The Income Tax Act 1961 has served as the backbone of India's revenue collection for over six decades. However, after enduring nearly 65 amendment acts and over 4,000 specific insertions and deletions, the statute had become a labyrinth. The archaic phrasing and often contradictory provisions necessitated expert intervention for even routine compliance, leading to a surge in litigation.

The Income Tax Act 2025 aims to rectify this by adopting contemporary language, removing redundant provisions, and streamlining the flow of the law to minimize interpretative disputes.

1. The Paradigm Shift: From "Assessment Year" to "Tax Year"

One of the most fundamental conceptual changes is the abandonment of the dual-year terminology that has long confused laymen and professionals alike.

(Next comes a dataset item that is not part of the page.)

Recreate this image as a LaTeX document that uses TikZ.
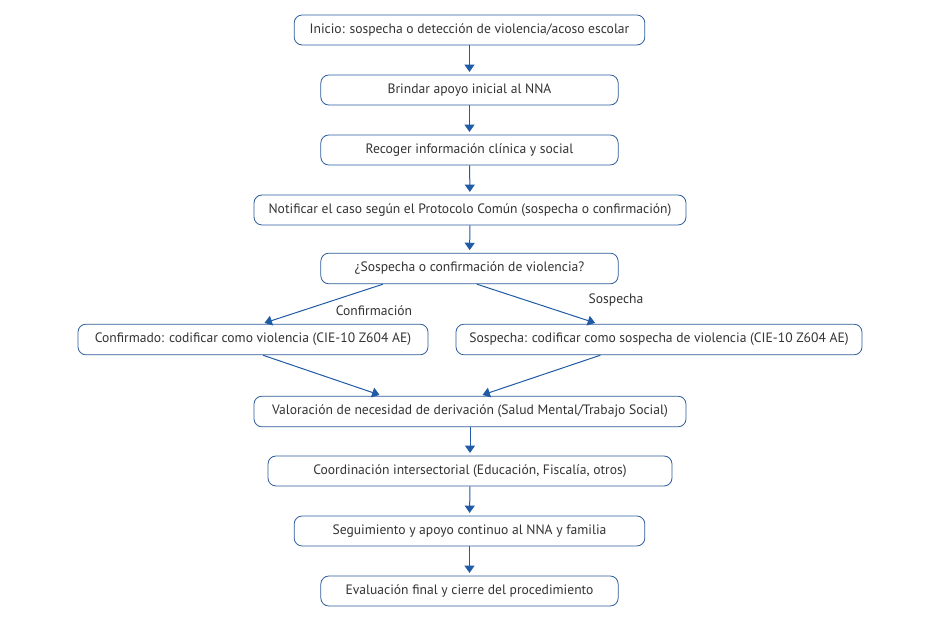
\documentclass[tikz,border=0pt]{standalone}
\usepackage{fontspec}
\setmainfont{PT Sans}
\usetikzlibrary{arrows.meta,calc,positioning}
\definecolor{boxline}{HTML}{2D5C9C}
\definecolor{flow}{HTML}{1F5BA6}
\definecolor{ink}{HTML}{333333}

\tikzset{
 stepbox/.style={draw=boxline,line width=.6pt,rounded corners=6pt,fill=white,
  minimum height=22.5pt,inner sep=2pt,text=ink,font=\fontsize{10.2}{12}\selectfont},
 flowarrow/.style={flow,line width=.75pt,-{Triangle[width=7.5pt,length=5.5pt]},shorten >=2pt}
}

\begin{document}
\begin{tikzpicture}[x=.75pt,y=.75pt]
 \useasboundingbox[fill=white](0,0)rectangle(942,620);
 \node[stepbox,minimum width=263pt](inicio)at(469.5,590){Inicio: sospecha o detección de violencia/acoso escolar};
 \node[stepbox,minimum width=223pt](apoyo)at(469.5,530){Brindar apoyo inicial al NNA};
 \node[stepbox,minimum width=223pt](recoger)at(469.5,470){Recoger información clínica y social};
 \node[stepbox,minimum width=324pt](notificar)at(470,410){Notificar el caso según el Protocolo Común (sospecha o confirmación)};
 \node[stepbox,minimum width=223pt,minimum height=23pt](decision)at(469.5,351.5){¿Sospecha o confirmación de violencia?};
 \node[stepbox,minimum width=262.5pt,minimum height=23pt](confirmado)at(253,280.5){Confirmado: codificar como violencia (CIE-10 Z604 AE)};
 \node[stepbox,minimum width=304.5pt,minimum height=23pt](sospecha)at(659,280.5){Sospecha: codificar como sospecha de violencia (CIE-10 Z604 AE)};
 \node[stepbox,minimum width=324pt,minimum height=23pt](valoracion)at(470,208.5){Valoración de necesidad de derivación (Salud Mental/Trabajo Social)};
 \node[stepbox,minimum width=303pt](coordinacion)at(470,149){Coordinación intersectorial (Educación, Fiscalía, otros)};
 \node[stepbox,minimum width=263pt](seguimiento)at(469.5,89){Seguimiento y apoyo continuo al NNA y familia};
 \node[stepbox,minimum width=223pt](cierre)at(469.5,29){Evaluación final y cierre del procedimiento};
 % vertical chain
 \draw[flowarrow](inicio)--(apoyo);
 \draw[flowarrow](apoyo)--(recoger);
 \draw[flowarrow](recoger)--(notificar);
 \draw[flowarrow](notificar)--(decision);
 \draw[flowarrow](valoracion)--(coordinacion);
 \draw[flowarrow](coordinacion)--(seguimiento);
 \draw[flowarrow](seguimiento)--(cierre);
 % branches
 \draw[flowarrow]([xshift=-65pt]decision.south)--([xshift=6.75pt]confirmado.north);
 \draw[flowarrow]([xshift=5.6pt]decision.south)--([xshift=-46pt]sospecha.north);
 \draw[flowarrow]([xshift=7.5pt]confirmado.south)--([xshift=-66pt]valoracion.north);
 \draw[flowarrow]([xshift=-44pt]sospecha.south)--([xshift=7.5pt]valoracion.north);
 \node[text=ink,font=\fontsize{10.2}{12}\selectfont](lblconf)at(374,309){Confirmación};
 \node[text=ink,font=\fontsize{10.2}{12}\selectfont](lblsosp)at(616,320){Sospecha};
\end{tikzpicture}
\end{document}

Under the 1961 regime, the assessee operates under:

  • Previous Year (PY): The financial year in which income is earned (e.g., FY 2025-26).
  • Assessment Year (AY): The following year in which the income is assessed and taxed (e.g., AY 2026-27).

The new Act introduces the unified concept of the "Tax Year." This singular framework aligns the earning and taxing period into a standard cycle running from 1st April to 31st March.

Strategic Imperative: Organizations must overhaul their internal ERP systems, communication templates, and legal documentation to reflect this terminology. Finance teams require training to unlearn the PY/AY distinction before the cutoff date of 31st March 2026.